La Stampa 7.11.16
“In Turchia la democrazia è finita.
Dopo le retate di Erdogan pronti a lasciare il Parlamento”
Il vicepresidente del partito filo curdo Hdp: “Presto ci chiuderà”
intervista di Davide Lerner
Hisyar
Ozsoy, vicepresidente del filo-curdo «Partito democratico dei popoli»
(Hdp), riveste la carica più alta nel partito dopo la decapitazione dei
vertici avvenuta nei giorni scorsi. Il pomeriggio passato davanti alla
sede di Cumhuriyet per dare manforte ai redattori del giornale,
anch’esso decimato da una serie di arresti. La sera passata nella casa
del deputato curdo Idris Baluken, uno dei parlamentari Hdp fermati per
presunti legami col gruppo armato Pkk. «I familiari erano sconvolti -
dice - ma orgogliosi delle parole rivolte agli agenti che lo
arrestavano: toglietemi le mani di dosso, rappresento migliaia di
cittadini».
Vicepresidente, l’Hdp ha annunciato l’interruzione
delle proprie attività al Parlamento di Ankara mentre il leader
Selahattin Demirtas manda messaggi di sfida dalla prigione.
«Per
il momento abbiamo solo deciso di bloccare le nostre attività
legislative, cioè i lavori di plenaria e commissioni. Ma non escludiamo
di dimetterci definitivamente dal Parlamento, interrompendo anche le
nostre riunioni di gruppo e smettendo di ricevere delegazioni. Tutte le
opzioni restano sul tavolo. Si apre per noi una settimana di
consultazioni con la società civile: saranno i nostri elettori a
decidere come reagire, perché sono loro ad averci dato mandato. E, nel
frattempo, vedremo anche le prossime mosse governative e i risultati dei
primi ricorsi. L’unica speranza per noi risiede nelle pressioni
internazionali su Erdogan, perché la questione è politica e non legale.
Con le opposizioni fuori gioco il sultano avrebbe gioco facile a
conquistare il sistema presidenziale, legittimando con il referendum
costituzionale lo strapotere che già esercita in modo illegale».
Dopo
la nomina presidenziale dei rettori universitari e l’attacco al
giornale Cumhuriyet non sospettavate sarebbe arrivato il vostro turno?
«Ce
l’aspettavamo fin dalla rimozione delle immunità parlamentari
all’inizio della scorsa estate, realizzata proprio per incriminarci. E
ancor di più dopo il recente arresto dei co-sindaci di Diyarbakır, Firat
Anli e Gultan Kisanak, anch’essi accusati di commistione col Pkk.

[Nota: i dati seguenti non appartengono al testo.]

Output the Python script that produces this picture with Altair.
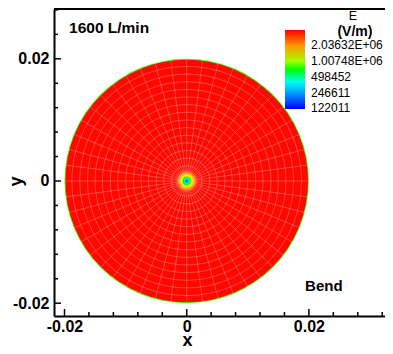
import altair as alt
import pandas as pd

# ---------------- axis extents (metres) ----------------
PLOT_W, PLOT_H = 331, 307
PX_PER_UNIT = 6110.0
x_min = -0.021718
x_max = x_min + PLOT_W / PX_PER_UNIT
y_min, y_max = -0.022095, 0.028150
R_PX = 0.02 * PX_PER_UNIT
MAJOR_LEN = 7 / PX_PER_UNIT
MINOR_LEN = 4 / PX_PER_UNIT

# ---------------- tick values ----------------
x_major = [-0.02, 0.0, 0.02]
x_minor = [-0.016, -0.012, -0.008, -0.004, 0.004, 0.008, 0.012, 0.016, 0.024, 0.028, 0.032]
y_major = [-0.02, 0.0, 0.02]
y_minor = [-0.016, -0.012, -0.008, -0.004, 0.004, 0.008, 0.012, 0.016, 0.024, 0.028]

# ---------------- field: E (V/m) vs radius (m) ----------------
disk_radius = [0.02, 0.01985, 0.0018, 0.00164, 0.00147, 0.00131, 0.00115,
               0.00098, 0.00082, 0.00065, 0.00049, 0.00033, 0.00016, 0.00008]
disk_E = [8.0e5, 3.9e6, 3.4e6, 3.0e6, 2.5e6, 2.0e6, 1.6e6,
          1.25e6, 9.5e5, 6.8e5, 4.4e5, 2.7e5, 1.6e5, 1.25e5]

# ---------------- mesh ----------------
mesh_rings = [0.00125, 0.0025, 0.00375, 0.005, 0.00625, 0.0075, 0.00875, 0.01,
              0.01125, 0.0125, 0.01375, 0.015, 0.01625, 0.0175, 0.01875]
mesh_angles = [0, 7.5, 15, 22.5, 30, 37.5, 45, 52.5, 60, 67.5, 75, 82.5,
               90, 97.5, 105, 112.5, 120, 127.5, 135, 142.5, 150, 157.5, 165, 172.5,
               180, 187.5, 195, 202.5, 210, 217.5, 225, 232.5, 240, 247.5, 255, 262.5,
               270, 277.5, 285, 292.5, 300, 307.5, 315, 322.5, 330, 337.5, 345, 352.5]
mesh_r_in, mesh_r_out = 0.00125, 0.02

# ---------------- legend ----------------
legend_values = [122011, 246611, 498452, 1007480, 2036320]
color_domain = [118000, 4050000]
color_range = ["#0000ff", "#0080ff", "#00ffff", "#00ff00", "#ffff00", "#ff8000", "#ff0000"]

FONT = "Liberation Sans"

xs = alt.Scale(domain=[x_min, x_max], nice=False, zero=False)
ys = alt.Scale(domain=[y_min, y_max], nice=False, zero=False)
rs = alt.Scale(type="linear", domain=[0, 0.02], range=[0, R_PX], zero=True, nice=False)
cs = alt.Scale(type="log", domain=color_domain, range=color_range, interpolate="rgb", nice=False)

label_expr = "datum.value == 0 ? '0' : (datum.value < 0 ? '-' : '') + format(abs(datum.value), '.2f')"

x_axis = alt.Axis(values=x_major, labelExpr=label_expr, labelFont=FONT, labelFontSize=16,
                  labelFontWeight="bold", labelColor="black", labelPadding=2, labelFlush=False,
                  ticks=False, domainColor="black", domainWidth=2, grid=False,
                  title="x", titleFont=FONT, titleFontSize=18, titleFontWeight="bold",
                  titleColor="black", titleX=133, titleY=29, titleBaseline="alphabetic",
                  titleAlign="center", zindex=1)
y_axis = alt.Axis(values=y_major, labelExpr=label_expr, labelFont=FONT, labelFontSize=16,
                  labelFontWeight="bold", labelColor="black", labelPadding=5, labelFlush=False,
                  ticks=False, domainColor="black", domainWidth=2, grid=False,
                  title="y", titleFont=FONT, titleFontSize=18, titleFontWeight="bold",
                  titleColor="black", titleX=-38, titleY=y_max * PX_PER_UNIT,
                  titleBaseline="middle", titleAlign="center", titleAngle=270, zindex=1)

disks = alt.Chart(pd.DataFrame({"r": disk_radius, "E": disk_E})).mark_arc(
    theta=0, theta2=6.2832
).encode(
    x=alt.XDatum(0, type="quantitative", scale=xs, axis=x_axis),
    y=alt.YDatum(0, type="quantitative", scale=ys, axis=y_axis),
    radius=alt.Radius("r:Q", scale=rs, stack=False),
    color=alt.Color("E:Q", scale=cs, legend=alt.Legend(
        orient="none", legendX=231, legendY=21, title=None, direction="vertical",
        gradientLength=79, gradientThickness=20, gradientStrokeWidth=0,
        values=legend_values,
        labelExpr="datum.value >= 1000000 ? replace(format(datum.value, '.5e'), 'e+', 'E+0') : format(datum.value, 'd')",
        labelFont=FONT, labelFontSize=12, labelColor="black", labelOffset=6,
        labelOverlap=False, padding=0)),
)

rings = alt.Chart(pd.DataFrame({"r": mesh_rings})).mark_arc(
    theta=0, theta2=6.2832, filled=False, stroke="white", strokeOpacity=0.3, strokeWidth=0.8
).encode(
    x=alt.XDatum(0, type="quantitative", scale=xs),
    y=alt.YDatum(0, type="quantitative", scale=ys),
    radius=alt.Radius("r:Q", scale=rs, stack=False),
)

spokes = alt.Chart(pd.DataFrame({"a": mesh_angles})).transform_calculate(
    x1=f"{mesh_r_in} * cos(datum.a * PI / 180)",
    y1=f"{mesh_r_in} * sin(datum.a * PI / 180)",
    x2=f"{mesh_r_out} * cos(datum.a * PI / 180)",
    y2=f"{mesh_r_out} * sin(datum.a * PI / 180)",
).mark_rule(stroke="white", strokeOpacity=0.3, strokeWidth=0.8).encode(
    x=alt.X("x1:Q", scale=xs),
    y=alt.Y("y1:Q", scale=ys),
    x2="x2:Q",
    y2="y2:Q",
)

def xticks(vals, length):
    return alt.Chart(pd.DataFrame({"v": vals})).mark_rule(color="black", strokeWidth=1.5).encode(
        x=alt.X("v:Q", scale=xs),
        y=alt.YDatum(y_min, type="quantitative", scale=ys),
        y2=alt.Y2Datum(y_min + length),
    )

def yticks(vals, length):
    return alt.Chart(pd.DataFrame({"v": vals})).mark_rule(color="black", strokeWidth=1.5).encode(
        y=alt.Y("v:Q", scale=ys),
        x=alt.XDatum(x_min, type="quantitative", scale=xs),
        x2=alt.X2Datum(x_min + length),
    )

top_line = alt.Chart(pd.DataFrame({"k": [0]})).mark_rule(color="black", strokeWidth=2).encode(
    x=alt.XDatum(x_min, type="quantitative", scale=xs),
    x2=alt.X2Datum(x_max),
    y=alt.YDatum(y_max, type="quantitative", scale=ys),
)

def label(text, x, y, size, weight, align):
    return alt.Chart(pd.DataFrame({"t": [text]})).mark_text(
        font=FONT, fontSize=size, fontWeight=weight, align=align, baseline="middle", color="black"
    ).encode(
        x=alt.XDatum(x, type="quantitative", scale=xs),
        y=alt.YDatum(y, type="quantitative", scale=ys),
        text="t:N",
    )

chart = alt.layer(
    disks, rings, spokes,
    xticks(x_major, MAJOR_LEN), xticks(x_minor, MINOR_LEN),
    yticks(y_major, MAJOR_LEN), yticks(y_minor, MINOR_LEN),
    top_line,
    label("1600 L/min", -0.01926, 0.02504, 15.5, "bold", "left"),
    label("Bend", 0.01937, -0.01718, 15, "bold", "left"),
    label("E", 0.02722, 0.0270, 12.5, "normal", "center"),
    label("(V/m)", 0.02753, 0.02439, 14, "bold", "center"),
).properties(
    width=PLOT_W, height=PLOT_H,
    autosize=alt.AutoSizeParams(type="none"),
    padding={"left": 46, "top": 1, "right": 0, "bottom": 30},
).configure(font=FONT).configure_view(stroke=None)

chart.save("out.html", embed_options={"renderer": "svg", "actions": False})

Certo, quanto avviene è ancor più grave dell’arresto dei nostri quattro
deputati nel 1994. Rimasero in prigione per dieci anni, e ce ne vollero
tredici perché i curdi tornassero ad essere rappresentati in Parlamento.
Erdogan ha un’ossessione patologica per l’eliminazione di tutte le
opposizioni, e sta agendo indisturbato grazie allo “stato di natura” che
ha creato dopo il fallito coup. Ormai ci aspettiamo di tutto, anche che
arrivi a chiudere l’Hdp. Il nostro quartier generale ad Ankara rimane
sigillato dalla polizia, i membri del nostro comitato centrale sono
stati aggrediti quando hanno provato ad entrarci».
Venerdì mattina
è scoppiata un’autobomba nei pressi di una caserma di polizia a
Diyarbakir, prima attribuita al Pkk e poi all’Isis.
«Lo Stato è
evidentemente implicato nell’attentato di Diyarbakir, ma ha voluto
accusare il Pkk per legittimare l’arresto dei membri del nostro partito.
Nota bene che la nostra leader Figen Yüksekdag si trovava proprio nella
caserma al momento dell’attacco e ha rischiato di perderci la vita. Il
governatore generale della regione di Diyarbakir ha dichiarato subito
che il Pkk avrebbe rivendicato l’azione, ma questo non è mai avvenuto!
Ha forse contatti diretti con l’organizzazione, quel burocrate
filogovernativo? Lo stesso era avvenuto nel caso dell’attentato a due
poliziotti turchi nel 2015 a Ceylanpinar, che segnò definitivamente la
fine delle trattative fra Stato e Pkk. Questo, e non credo di esagerare,
segna la fine della democrazia in Turchia».